Chomsky, now 84, has been politically engaged all his
life; his first published article, in fact, was against fascism, and written
when he was 10. Where does the anger come from? "I grew up in the
Depression. My parents had jobs, but a lot of the family were unemployed
working class, so they had no jobs at all. So I saw poverty and repression
right away. People would come to the door trying to sell rags - that was when I
was four years old. I remember riding with my mother in a trolley car and
passing a textile worker's strike where the women were striking outside and the
police were beating them bloody."
He met Carol, who would become his wife, at about the
same time, when he was five years old. They married when she was 19 and he 21,
and were together until she died nearly 60 years later, in 2008. He talks about
her constantly, given the chance: how she was so strict about his schedule when
they travelled (she often accompanied him on lecture tours) that in Latin
America they called her El Comandante; the various bureaucratic scrapes they
got into, all over the world. By all accounts, she also enforced balance in his
life: made sure he watched an hour of TV a night, went to movies and concerts,
encouraged his love of sailing (at one point, he owned a small fleet of
sailboats, plus a motorboat); she water-skied until she was 75.
But she was also politically involved: she took her
daughters (they had three children: two girls and a boy) to demonstrations; he
tells me a story about how, when they were protesting against the Vietnam war,
they were once both arrested on the same day. "And you get one phone call.
So my wife called our older daughter, who was at that time 12, I guess, and
told her, 'We're not going to come home tonight, can you take care of the two
kids?' That's life." At another point, when it looked like he would be
jailed for a long time, she went back to school to study for a PhD, so that she
could support the children alone. It makes no sense, he told an interviewer a
couple of years ago, for a woman to die before her husband, "because women
manage so much better, they talk and support each other. My oldest and closest
friend is in the office next door to me; we haven't once talked about Carol."
His
eldest daughter often helps him now. "There's a transition point, in some
way."
Does he think that in all
these years of talking and arguing and writing, he has ever changed one
specific thing? "I don't think any individual changes anything alone.
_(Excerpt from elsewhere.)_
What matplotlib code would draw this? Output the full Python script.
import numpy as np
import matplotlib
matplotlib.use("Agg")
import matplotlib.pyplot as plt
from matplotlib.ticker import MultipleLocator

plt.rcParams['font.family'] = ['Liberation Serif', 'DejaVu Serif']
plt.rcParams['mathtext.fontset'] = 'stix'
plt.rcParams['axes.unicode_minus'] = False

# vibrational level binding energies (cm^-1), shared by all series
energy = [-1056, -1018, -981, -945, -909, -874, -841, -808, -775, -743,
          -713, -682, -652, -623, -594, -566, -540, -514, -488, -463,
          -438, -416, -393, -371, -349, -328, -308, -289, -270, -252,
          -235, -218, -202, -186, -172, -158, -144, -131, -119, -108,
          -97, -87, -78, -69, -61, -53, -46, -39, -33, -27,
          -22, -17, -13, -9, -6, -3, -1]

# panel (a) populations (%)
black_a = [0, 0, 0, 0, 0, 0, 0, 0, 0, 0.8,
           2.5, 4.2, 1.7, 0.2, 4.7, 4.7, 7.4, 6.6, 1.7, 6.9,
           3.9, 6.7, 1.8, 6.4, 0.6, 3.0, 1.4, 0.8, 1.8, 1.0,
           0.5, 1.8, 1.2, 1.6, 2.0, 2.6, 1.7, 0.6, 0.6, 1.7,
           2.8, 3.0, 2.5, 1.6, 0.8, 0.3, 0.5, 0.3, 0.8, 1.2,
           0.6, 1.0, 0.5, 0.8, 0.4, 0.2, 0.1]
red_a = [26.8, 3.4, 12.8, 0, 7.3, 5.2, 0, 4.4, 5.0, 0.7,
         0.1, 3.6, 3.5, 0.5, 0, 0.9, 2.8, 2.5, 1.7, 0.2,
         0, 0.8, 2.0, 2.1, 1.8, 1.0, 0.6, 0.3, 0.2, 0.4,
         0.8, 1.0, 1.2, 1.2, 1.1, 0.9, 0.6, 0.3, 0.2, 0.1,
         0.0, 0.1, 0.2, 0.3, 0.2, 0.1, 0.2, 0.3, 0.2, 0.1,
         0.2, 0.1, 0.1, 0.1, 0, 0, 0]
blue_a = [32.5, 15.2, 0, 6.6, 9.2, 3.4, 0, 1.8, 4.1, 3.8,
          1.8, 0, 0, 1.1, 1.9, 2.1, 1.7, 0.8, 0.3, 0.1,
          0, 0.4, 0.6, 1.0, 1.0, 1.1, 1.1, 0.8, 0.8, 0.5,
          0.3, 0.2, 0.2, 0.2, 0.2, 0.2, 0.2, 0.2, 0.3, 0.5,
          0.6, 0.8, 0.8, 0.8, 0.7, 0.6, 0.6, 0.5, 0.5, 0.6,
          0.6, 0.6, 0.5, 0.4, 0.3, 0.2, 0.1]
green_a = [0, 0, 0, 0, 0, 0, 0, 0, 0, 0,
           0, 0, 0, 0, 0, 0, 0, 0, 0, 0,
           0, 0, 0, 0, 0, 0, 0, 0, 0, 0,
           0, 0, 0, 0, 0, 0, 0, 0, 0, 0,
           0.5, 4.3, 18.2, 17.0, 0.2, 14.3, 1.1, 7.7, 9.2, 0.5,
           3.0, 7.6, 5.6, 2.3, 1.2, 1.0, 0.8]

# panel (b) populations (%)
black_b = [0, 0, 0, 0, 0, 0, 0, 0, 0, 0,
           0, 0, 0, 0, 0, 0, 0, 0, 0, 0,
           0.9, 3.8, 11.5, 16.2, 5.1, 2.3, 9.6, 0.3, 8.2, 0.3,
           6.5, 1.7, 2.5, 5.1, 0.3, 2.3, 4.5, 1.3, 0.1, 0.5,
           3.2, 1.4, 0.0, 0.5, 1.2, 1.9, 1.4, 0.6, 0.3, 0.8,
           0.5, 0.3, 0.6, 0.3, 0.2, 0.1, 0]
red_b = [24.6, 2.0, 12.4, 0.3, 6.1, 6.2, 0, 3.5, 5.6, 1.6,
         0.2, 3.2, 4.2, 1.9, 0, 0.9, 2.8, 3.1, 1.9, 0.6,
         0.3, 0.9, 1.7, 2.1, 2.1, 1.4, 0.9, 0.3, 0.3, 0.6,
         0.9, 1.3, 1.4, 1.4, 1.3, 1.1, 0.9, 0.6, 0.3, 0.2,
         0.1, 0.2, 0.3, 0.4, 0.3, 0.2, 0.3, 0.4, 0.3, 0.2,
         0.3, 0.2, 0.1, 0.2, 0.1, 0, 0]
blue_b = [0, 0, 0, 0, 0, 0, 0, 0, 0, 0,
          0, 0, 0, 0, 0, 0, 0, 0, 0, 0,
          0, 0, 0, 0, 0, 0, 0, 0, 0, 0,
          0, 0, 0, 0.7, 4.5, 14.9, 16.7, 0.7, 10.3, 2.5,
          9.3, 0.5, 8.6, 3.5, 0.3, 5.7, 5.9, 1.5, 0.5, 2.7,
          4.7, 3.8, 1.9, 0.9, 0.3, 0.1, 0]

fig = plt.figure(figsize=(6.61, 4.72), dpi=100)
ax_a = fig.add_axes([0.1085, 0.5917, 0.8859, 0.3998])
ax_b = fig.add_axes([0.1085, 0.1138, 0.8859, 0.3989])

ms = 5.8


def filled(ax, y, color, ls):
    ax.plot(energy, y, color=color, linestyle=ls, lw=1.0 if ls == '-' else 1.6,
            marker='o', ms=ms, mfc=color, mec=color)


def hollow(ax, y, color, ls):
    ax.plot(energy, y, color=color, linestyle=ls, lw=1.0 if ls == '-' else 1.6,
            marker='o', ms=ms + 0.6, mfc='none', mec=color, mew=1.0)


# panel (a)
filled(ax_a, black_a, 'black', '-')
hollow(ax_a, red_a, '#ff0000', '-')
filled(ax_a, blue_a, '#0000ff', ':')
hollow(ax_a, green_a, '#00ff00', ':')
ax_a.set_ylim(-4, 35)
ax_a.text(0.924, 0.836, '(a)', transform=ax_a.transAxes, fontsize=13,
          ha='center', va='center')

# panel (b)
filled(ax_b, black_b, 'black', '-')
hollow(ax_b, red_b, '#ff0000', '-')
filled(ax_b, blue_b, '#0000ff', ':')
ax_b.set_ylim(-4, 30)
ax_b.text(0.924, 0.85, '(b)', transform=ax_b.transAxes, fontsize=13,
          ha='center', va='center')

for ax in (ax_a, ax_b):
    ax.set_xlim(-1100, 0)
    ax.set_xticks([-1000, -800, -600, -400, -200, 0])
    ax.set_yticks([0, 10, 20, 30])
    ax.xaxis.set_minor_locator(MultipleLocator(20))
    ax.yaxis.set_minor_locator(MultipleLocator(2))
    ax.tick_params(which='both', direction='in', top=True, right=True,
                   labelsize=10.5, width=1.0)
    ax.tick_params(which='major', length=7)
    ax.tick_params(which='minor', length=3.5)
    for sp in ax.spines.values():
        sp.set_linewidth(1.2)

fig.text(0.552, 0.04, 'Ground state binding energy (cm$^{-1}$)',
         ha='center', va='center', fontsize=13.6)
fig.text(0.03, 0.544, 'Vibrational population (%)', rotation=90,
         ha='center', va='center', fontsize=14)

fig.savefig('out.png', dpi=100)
Martin Luther King was an important figure but he couldn't have said: 'This is
what I changed.' He came to prominence on a groundswell that was created by
mostly young people acting on the ground. In the early years of the antiwar
movement we were all doing organising and writing and speaking and gradually
certain people could do certain things more easily and effectively, so I pretty
much dropped out of organising - I thought the teaching and writing was more
effective. Others, friends of mine, did the opposite. But they're not less
influential. Just not known."
In the cavernous Friends'
House, the last words of his speech are: "Unless the powerful are capable
of learning to respect the dignity of their victims ... impassable barriers
will remain, and the world will be doomed to violence, cruelty and bitter
suffering." It's a gloomy coda, but he leaves to a standing ovation.